Remedies and enforcement tools

The Italian system offers competitors a range of tools to react swiftly to unlawful comparative advertising.

To obtain the immediate removal of disparaging messages, the cessation of further acts of unfair competition and the prevention of future breaches, interim relief under the general provisions of Article 700 of the Italian Code of Civil Procedure is available. Where the comparative advertising also makes express reference to a competitor’s industrial property right, the special rule in Article 131 of the Italian Industrial Property Code may be used to obtain tailored precautionary measures. In particularly urgent cases – for example, where the unlawful comparative message is disseminated during trade fairs, exhibitions or events of limited duration and any response after their conclusion would render the measure ineffective – it is possible to obtain an ex parte order, which is immediately enforceable without waiting for the adversarial phase to begin. Such measures may also directly involve intermediaries through which the message is disseminated and/or made accessible to consumers (for example, Instagram, Facebook and TikTok), whose co‑operation is crucial to ensure timely take‑down and to limit the spread of harmful content.
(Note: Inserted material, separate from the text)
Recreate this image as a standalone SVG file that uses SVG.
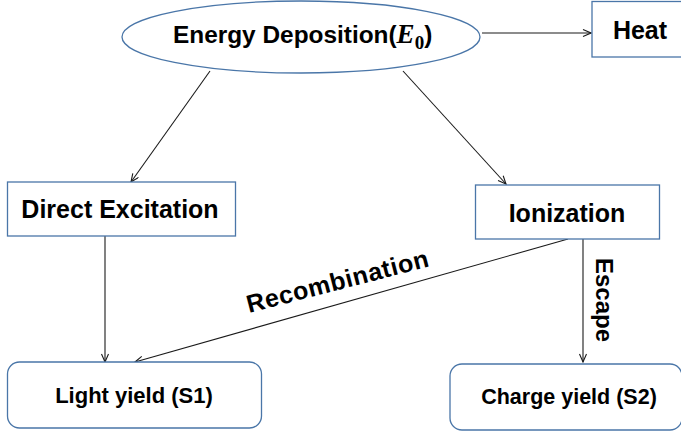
<svg xmlns="http://www.w3.org/2000/svg" width="681" height="432" viewBox="0 0 681 432">
<style>
.box{fill:#fff;stroke:#4A76A8;stroke-width:1.3}
.t{font-family:"Liberation Sans",Arial,sans-serif;font-weight:bold;fill:#000}
.c{stroke:#1a1a1a;stroke-width:1.1;fill:none;marker-end:url(#ah)}
</style>
<defs>
<marker id="ah" markerUnits="userSpaceOnUse" markerWidth="10" markerHeight="10" refX="9" refY="4" orient="auto">
<path d="M1,0.5 L9,4 L1,7.5" fill="none" stroke="#1a1a1a" stroke-width="1.1"/>
</marker>
</defs>
<rect width="681" height="432" fill="#fff"/>
<g id="connectors">
<line class="c" x1="210" y1="71" x2="131" y2="182"/>
<line class="c" x1="403" y1="71" x2="506" y2="184"/>
<line class="c" x1="482" y1="33" x2="591" y2="33"/>
<line class="c" x1="105" y1="236" x2="105" y2="362"/>
<line class="c" x1="568" y1="239" x2="135" y2="362"/>
<line class="c" x1="583" y1="239" x2="583" y2="362"/>
<text class="t" font-size="25" transform="translate(249,313) rotate(-14.5)" textLength="187" lengthAdjust="spacing">Recombination</text>
<text class="t" font-size="24" transform="translate(596,258) rotate(90)" textLength="84" lengthAdjust="spacing">Escape</text>
</g>
<g id="energy">
<ellipse class="box" cx="301" cy="37" rx="179" ry="36"/>
<text class="t" x="173" y="43" font-size="24.4">Energy Deposition(<tspan font-family="Liberation Serif,serif" font-style="italic" font-size="27">E</tspan><tspan font-family="Liberation Serif,serif" font-size="19" dy="6">0</tspan><tspan dy="-6">)</tspan></text>
</g>
<g id="heat">
<rect class="box" x="592" y="1.5" width="100" height="55.5"/>
<text class="t" x="640" y="39" font-size="25" text-anchor="middle">Heat</text>
</g>
<g id="direct">
<rect class="box" x="7.5" y="182" width="228" height="54"/>
<text class="t" x="120" y="218" font-size="25" text-anchor="middle">Direct Excitation</text>
</g>
<g id="ionization">
<rect class="box" x="475.5" y="185" width="184" height="54"/>
<text class="t" x="567" y="222" font-size="25" text-anchor="middle">Ionization</text>
</g>
<g id="light">
<rect class="box" x="7.5" y="362" width="254" height="66" rx="12"/>
<text class="t" x="134" y="403" font-size="22" text-anchor="middle">Light yield (S1)</text>
</g>
<g id="charge">
<rect class="box" x="450" y="364" width="232" height="66" rx="12"/>
<text class="t" x="569" y="404" font-size="21.5" text-anchor="middle">Charge yield (S2)</text>
</g>
</svg>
Alongside judicial remedies, Italy has, for many years, had in place the Istituto dell’Autodisciplina Pubblicitaria (IAP), a private body that has adopted a self‑regulatory code to which the main operators in the sector have long since adhered. The IAP monitors advertising messages disseminated through the main channels (radio, television and online) and also acts as an arbiter in advertising disputes between competitors (the so‑called Giurì di Autodisciplina Pubblicitaria). More recently, the IAP has issued specific guidelines (which it calls a “Digital Chart”) for digital content creators and influencers, with a view to regulating advertising in the social‑media environment. This has become an important practical reference for influencer‑marketing campaigns and native advertising.